Figure scripts
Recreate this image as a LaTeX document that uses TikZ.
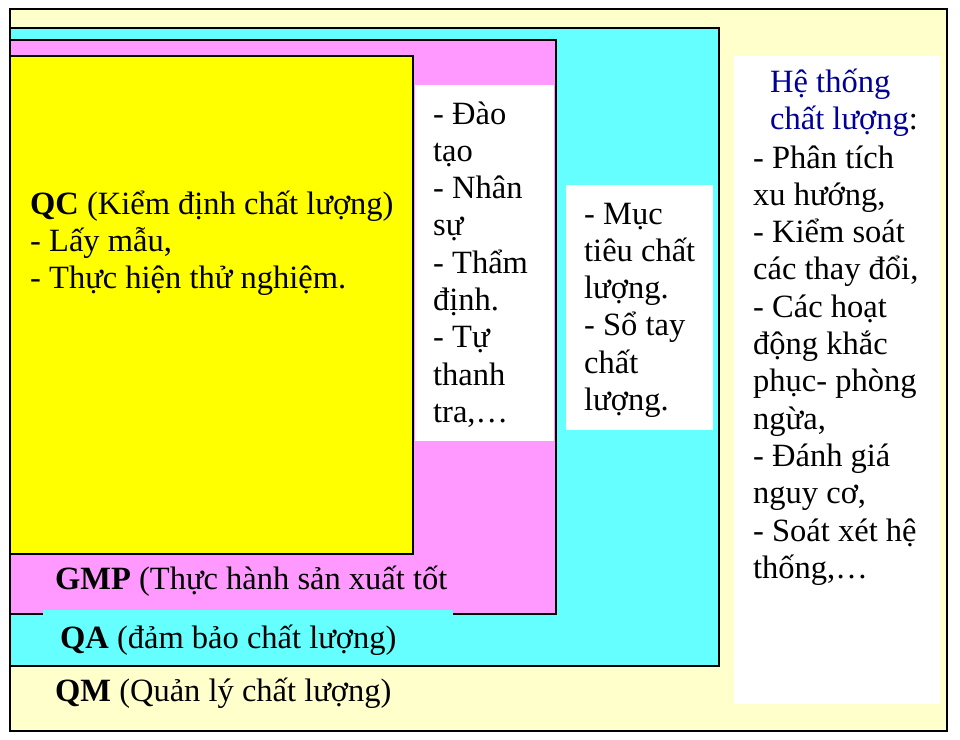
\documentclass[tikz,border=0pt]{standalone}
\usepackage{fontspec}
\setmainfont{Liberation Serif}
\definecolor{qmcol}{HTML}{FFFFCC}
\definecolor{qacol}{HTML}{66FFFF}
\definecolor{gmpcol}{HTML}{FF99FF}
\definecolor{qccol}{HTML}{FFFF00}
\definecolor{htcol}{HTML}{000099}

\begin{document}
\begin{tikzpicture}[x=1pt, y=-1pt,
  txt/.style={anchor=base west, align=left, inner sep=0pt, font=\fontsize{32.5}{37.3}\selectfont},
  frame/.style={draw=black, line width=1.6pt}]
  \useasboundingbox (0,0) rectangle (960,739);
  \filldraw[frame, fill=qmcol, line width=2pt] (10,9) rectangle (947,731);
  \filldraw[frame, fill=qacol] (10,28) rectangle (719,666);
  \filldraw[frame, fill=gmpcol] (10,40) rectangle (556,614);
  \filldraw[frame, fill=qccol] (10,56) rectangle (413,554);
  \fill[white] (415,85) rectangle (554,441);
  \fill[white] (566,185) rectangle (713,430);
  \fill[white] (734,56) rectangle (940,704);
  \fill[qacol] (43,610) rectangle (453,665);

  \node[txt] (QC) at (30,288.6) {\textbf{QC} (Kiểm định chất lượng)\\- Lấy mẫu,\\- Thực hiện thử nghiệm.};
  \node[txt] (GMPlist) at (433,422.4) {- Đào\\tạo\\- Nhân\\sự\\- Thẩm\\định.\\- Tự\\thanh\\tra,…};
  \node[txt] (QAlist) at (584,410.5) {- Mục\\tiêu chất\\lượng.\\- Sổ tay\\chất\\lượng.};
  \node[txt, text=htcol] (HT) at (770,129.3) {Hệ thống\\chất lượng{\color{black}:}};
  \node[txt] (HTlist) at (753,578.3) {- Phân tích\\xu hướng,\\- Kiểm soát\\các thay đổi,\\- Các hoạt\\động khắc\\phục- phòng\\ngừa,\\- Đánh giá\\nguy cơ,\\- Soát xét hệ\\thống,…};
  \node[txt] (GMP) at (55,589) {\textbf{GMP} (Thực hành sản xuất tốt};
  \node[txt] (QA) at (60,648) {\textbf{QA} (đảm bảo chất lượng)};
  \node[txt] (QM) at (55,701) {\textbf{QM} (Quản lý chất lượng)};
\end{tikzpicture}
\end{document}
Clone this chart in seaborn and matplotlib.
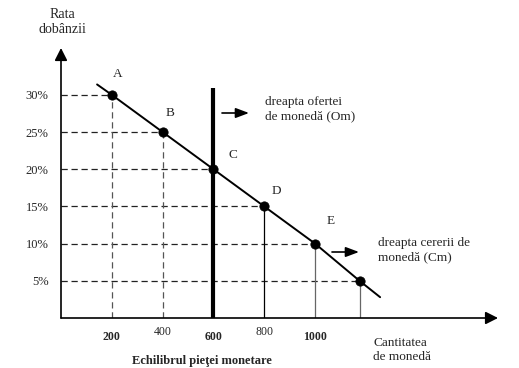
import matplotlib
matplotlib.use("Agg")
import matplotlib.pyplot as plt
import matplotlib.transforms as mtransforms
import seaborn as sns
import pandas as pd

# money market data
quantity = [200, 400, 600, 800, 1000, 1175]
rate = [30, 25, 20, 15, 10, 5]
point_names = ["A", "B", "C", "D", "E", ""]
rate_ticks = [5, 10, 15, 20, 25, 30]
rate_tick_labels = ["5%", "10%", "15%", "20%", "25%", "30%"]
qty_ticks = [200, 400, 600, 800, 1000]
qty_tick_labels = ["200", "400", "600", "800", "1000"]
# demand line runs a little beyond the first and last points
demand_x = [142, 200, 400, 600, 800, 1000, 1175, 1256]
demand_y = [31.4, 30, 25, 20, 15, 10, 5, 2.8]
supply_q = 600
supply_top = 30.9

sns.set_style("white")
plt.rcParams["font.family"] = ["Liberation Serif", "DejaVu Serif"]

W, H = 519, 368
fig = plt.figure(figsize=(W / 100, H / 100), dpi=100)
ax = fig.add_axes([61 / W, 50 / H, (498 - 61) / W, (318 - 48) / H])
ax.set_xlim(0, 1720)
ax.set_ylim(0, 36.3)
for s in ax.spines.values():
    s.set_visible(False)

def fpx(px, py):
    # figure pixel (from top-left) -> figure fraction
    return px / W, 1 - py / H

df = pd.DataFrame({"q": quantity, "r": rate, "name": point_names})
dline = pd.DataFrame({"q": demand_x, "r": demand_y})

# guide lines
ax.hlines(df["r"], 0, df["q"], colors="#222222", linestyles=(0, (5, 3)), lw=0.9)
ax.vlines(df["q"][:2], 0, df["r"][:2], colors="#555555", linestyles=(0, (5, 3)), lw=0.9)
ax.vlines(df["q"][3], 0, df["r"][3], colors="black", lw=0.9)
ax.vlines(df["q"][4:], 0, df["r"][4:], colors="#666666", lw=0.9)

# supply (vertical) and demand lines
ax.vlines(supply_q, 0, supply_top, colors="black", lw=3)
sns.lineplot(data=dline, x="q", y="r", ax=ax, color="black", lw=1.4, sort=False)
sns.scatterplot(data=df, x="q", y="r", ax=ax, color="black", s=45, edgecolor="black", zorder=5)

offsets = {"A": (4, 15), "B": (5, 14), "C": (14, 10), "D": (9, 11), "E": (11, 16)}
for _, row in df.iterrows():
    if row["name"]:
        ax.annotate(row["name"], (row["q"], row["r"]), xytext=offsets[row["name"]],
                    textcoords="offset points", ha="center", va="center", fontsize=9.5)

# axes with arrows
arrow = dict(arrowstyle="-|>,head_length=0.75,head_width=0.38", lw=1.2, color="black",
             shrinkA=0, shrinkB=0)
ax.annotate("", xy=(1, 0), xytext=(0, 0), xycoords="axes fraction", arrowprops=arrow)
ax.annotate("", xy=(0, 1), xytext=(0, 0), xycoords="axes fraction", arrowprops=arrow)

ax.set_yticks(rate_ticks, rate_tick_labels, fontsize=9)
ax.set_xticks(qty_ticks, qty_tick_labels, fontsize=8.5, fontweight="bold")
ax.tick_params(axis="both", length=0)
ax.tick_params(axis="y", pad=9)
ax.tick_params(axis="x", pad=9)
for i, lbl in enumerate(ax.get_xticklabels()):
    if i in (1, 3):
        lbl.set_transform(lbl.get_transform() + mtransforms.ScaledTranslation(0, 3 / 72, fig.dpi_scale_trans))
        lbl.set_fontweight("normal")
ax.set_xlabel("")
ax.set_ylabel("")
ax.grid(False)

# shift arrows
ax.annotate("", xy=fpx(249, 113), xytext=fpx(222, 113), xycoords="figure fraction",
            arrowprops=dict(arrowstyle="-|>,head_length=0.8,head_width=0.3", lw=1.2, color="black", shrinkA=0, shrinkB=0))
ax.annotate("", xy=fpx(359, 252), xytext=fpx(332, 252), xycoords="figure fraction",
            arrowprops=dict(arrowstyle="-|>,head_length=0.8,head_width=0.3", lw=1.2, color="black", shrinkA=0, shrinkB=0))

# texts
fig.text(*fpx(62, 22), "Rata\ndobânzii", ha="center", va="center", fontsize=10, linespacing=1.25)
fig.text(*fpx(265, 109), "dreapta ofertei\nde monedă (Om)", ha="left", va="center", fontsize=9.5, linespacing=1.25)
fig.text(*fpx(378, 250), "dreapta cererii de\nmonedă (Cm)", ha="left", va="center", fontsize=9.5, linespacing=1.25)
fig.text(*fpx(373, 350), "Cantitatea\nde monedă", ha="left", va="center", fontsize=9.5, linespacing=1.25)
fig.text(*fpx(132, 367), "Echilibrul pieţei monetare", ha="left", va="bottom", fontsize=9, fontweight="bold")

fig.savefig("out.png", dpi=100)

» **THE TASK**
Copy out the listing exactly as it stands, but not the pictures.

» **WRITTEN RESPONSE**
Recreate this image as a LaTeX document that uses TikZ.
\documentclass[tikz,border=0pt]{standalone}
\usepackage{fontspec}
\setmainfont{Liberation Serif}
\definecolor{qmcol}{HTML}{FFFFCC}
\definecolor{qacol}{HTML}{66FFFF}
\definecolor{gmpcol}{HTML}{FF99FF}
\definecolor{qccol}{HTML}{FFFF00}
\definecolor{htcol}{HTML}{000099}

\begin{document}
\begin{tikzpicture}[x=1pt, y=-1pt,
  txt/.style={anchor=base west, align=left, inner sep=0pt, font=\fontsize{32.5}{37.3}\selectfont},
  frame/.style={draw=black, line width=1.6pt}]
  \useasboundingbox (0,0) rectangle (960,739);
  \filldraw[frame, fill=qmcol, line width=2pt] (10,9) rectangle (947,731);
  \filldraw[frame, fill=qacol] (10,28) rectangle (719,666);
  \filldraw[frame, fill=gmpcol] (10,40) rectangle (556,614);
  \filldraw[frame, fill=qccol] (10,56) rectangle (413,554);
  \fill[white] (415,85) rectangle (554,441);
  \fill[white] (566,185) rectangle (713,430);
  \fill[white] (734,56) rectangle (940,704);
  \fill[qacol] (43,610) rectangle (453,665);

  \node[txt] (QC) at (30,288.6) {\textbf{QC} (Kiểm định chất lượng)\\- Lấy mẫu,\\- Thực hiện thử nghiệm.};
  \node[txt] (GMPlist) at (433,422.4) {- Đào\\tạo\\- Nhân\\sự\\- Thẩm\\định.\\- Tự\\thanh\\tra,…};
  \node[txt] (QAlist) at (584,410.5) {- Mục\\tiêu chất\\lượng.\\- Sổ tay\\chất\\lượng.};
  \node[txt, text=htcol] (HT) at (770,129.3) {Hệ thống\\chất lượng{\color{black}:}};
  \node[txt] (HTlist) at (753,578.3) {- Phân tích\\xu hướng,\\- Kiểm soát\\các thay đổi,\\- Các hoạt\\động khắc\\phục- phòng\\ngừa,\\- Đánh giá\\nguy cơ,\\- Soát xét hệ\\thống,…};
  \node[txt] (GMP) at (55,589) {\textbf{GMP} (Thực hành sản xuất tốt};
  \node[txt] (QA) at (60,648) {\textbf{QA} (đảm bảo chất lượng)};
  \node[txt] (QM) at (55,701) {\textbf{QM} (Quản lý chất lượng)};
\end{tikzpicture}
\end{document}
Clone this chart in seaborn and matplotlib.
import matplotlib
matplotlib.use("Agg")
import matplotlib.pyplot as plt
import matplotlib.transforms as mtransforms
import seaborn as sns
import pandas as pd

# money market data
quantity = [200, 400, 600, 800, 1000, 1175]
rate = [30, 25, 20, 15, 10, 5]
point_names = ["A", "B", "C", "D", "E", ""]
rate_ticks = [5, 10, 15, 20, 25, 30]
rate_tick_labels = ["5%", "10%", "15%", "20%", "25%", "30%"]
qty_ticks = [200, 400, 600, 800, 1000]
qty_tick_labels = ["200", "400", "600", "800", "1000"]
# demand line runs a little beyond the first and last points
demand_x = [142, 200, 400, 600, 800, 1000, 1175, 1256]
demand_y = [31.4, 30, 25, 20, 15, 10, 5, 2.8]
supply_q = 600
supply_top = 30.9

sns.set_style("white")
plt.rcParams["font.family"] = ["Liberation Serif", "DejaVu Serif"]

W, H = 519, 368
fig = plt.figure(figsize=(W / 100, H / 100), dpi=100)
ax = fig.add_axes([61 / W, 50 / H, (498 - 61) / W, (318 - 48) / H])
ax.set_xlim(0, 1720)
ax.set_ylim(0, 36.3)
for s in ax.spines.values():
    s.set_visible(False)

def fpx(px, py):
    # figure pixel (from top-left) -> figure fraction
    return px / W, 1 - py / H

df = pd.DataFrame({"q": quantity, "r": rate, "name": point_names})
dline = pd.DataFrame({"q": demand_x, "r": demand_y})

# guide lines
ax.hlines(df["r"], 0, df["q"], colors="#222222", linestyles=(0, (5, 3)), lw=0.9)
ax.vlines(df["q"][:2], 0, df["r"][:2], colors="#555555", linestyles=(0, (5, 3)), lw=0.9)
ax.vlines(df["q"][3], 0, df["r"][3], colors="black", lw=0.9)
ax.vlines(df["q"][4:], 0, df["r"][4:], colors="#666666", lw=0.9)

# supply (vertical) and demand lines
ax.vlines(supply_q, 0, supply_top, colors="black", lw=3)
sns.lineplot(data=dline, x="q", y="r", ax=ax, color="black", lw=1.4, sort=False)
sns.scatterplot(data=df, x="q", y="r", ax=ax, color="black", s=45, edgecolor="black", zorder=5)

offsets = {"A": (4, 15), "B": (5, 14), "C": (14, 10), "D": (9, 11), "E": (11, 16)}
for _, row in df.iterrows():
    if row["name"]:
        ax.annotate(row["name"], (row["q"], row["r"]), xytext=offsets[row["name"]],
                    textcoords="offset points", ha="center", va="center", fontsize=9.5)

# axes with arrows
arrow = dict(arrowstyle="-|>,head_length=0.75,head_width=0.38", lw=1.2, color="black",
             shrinkA=0, shrinkB=0)
ax.annotate("", xy=(1, 0), xytext=(0, 0), xycoords="axes fraction", arrowprops=arrow)
ax.annotate("", xy=(0, 1), xytext=(0, 0), xycoords="axes fraction", arrowprops=arrow)

ax.set_yticks(rate_ticks, rate_tick_labels, fontsize=9)
ax.set_xticks(qty_ticks, qty_tick_labels, fontsize=8.5, fontweight="bold")
ax.tick_params(axis="both", length=0)
ax.tick_params(axis="y", pad=9)
ax.tick_params(axis="x", pad=9)
for i, lbl in enumerate(ax.get_xticklabels()):
    if i in (1, 3):
        lbl.set_transform(lbl.get_transform() + mtransforms.ScaledTranslation(0, 3 / 72, fig.dpi_scale_trans))
        lbl.set_fontweight("normal")
ax.set_xlabel("")
ax.set_ylabel("")
ax.grid(False)

# shift arrows
ax.annotate("", xy=fpx(249, 113), xytext=fpx(222, 113), xycoords="figure fraction",
            arrowprops=dict(arrowstyle="-|>,head_length=0.8,head_width=0.3", lw=1.2, color="black", shrinkA=0, shrinkB=0))
ax.annotate("", xy=fpx(359, 252), xytext=fpx(332, 252), xycoords="figure fraction",
            arrowprops=dict(arrowstyle="-|>,head_length=0.8,head_width=0.3", lw=1.2, color="black", shrinkA=0, shrinkB=0))

# texts
fig.text(*fpx(62, 22), "Rata\ndobânzii", ha="center", va="center", fontsize=10, linespacing=1.25)
fig.text(*fpx(265, 109), "dreapta ofertei\nde monedă (Om)", ha="left", va="center", fontsize=9.5, linespacing=1.25)
fig.text(*fpx(378, 250), "dreapta cererii de\nmonedă (Cm)", ha="left", va="center", fontsize=9.5, linespacing=1.25)
fig.text(*fpx(373, 350), "Cantitatea\nde monedă", ha="left", va="center", fontsize=9.5, linespacing=1.25)
fig.text(*fpx(132, 367), "Echilibrul pieţei monetare", ha="left", va="bottom", fontsize=9, fontweight="bold")

fig.savefig("out.png", dpi=100)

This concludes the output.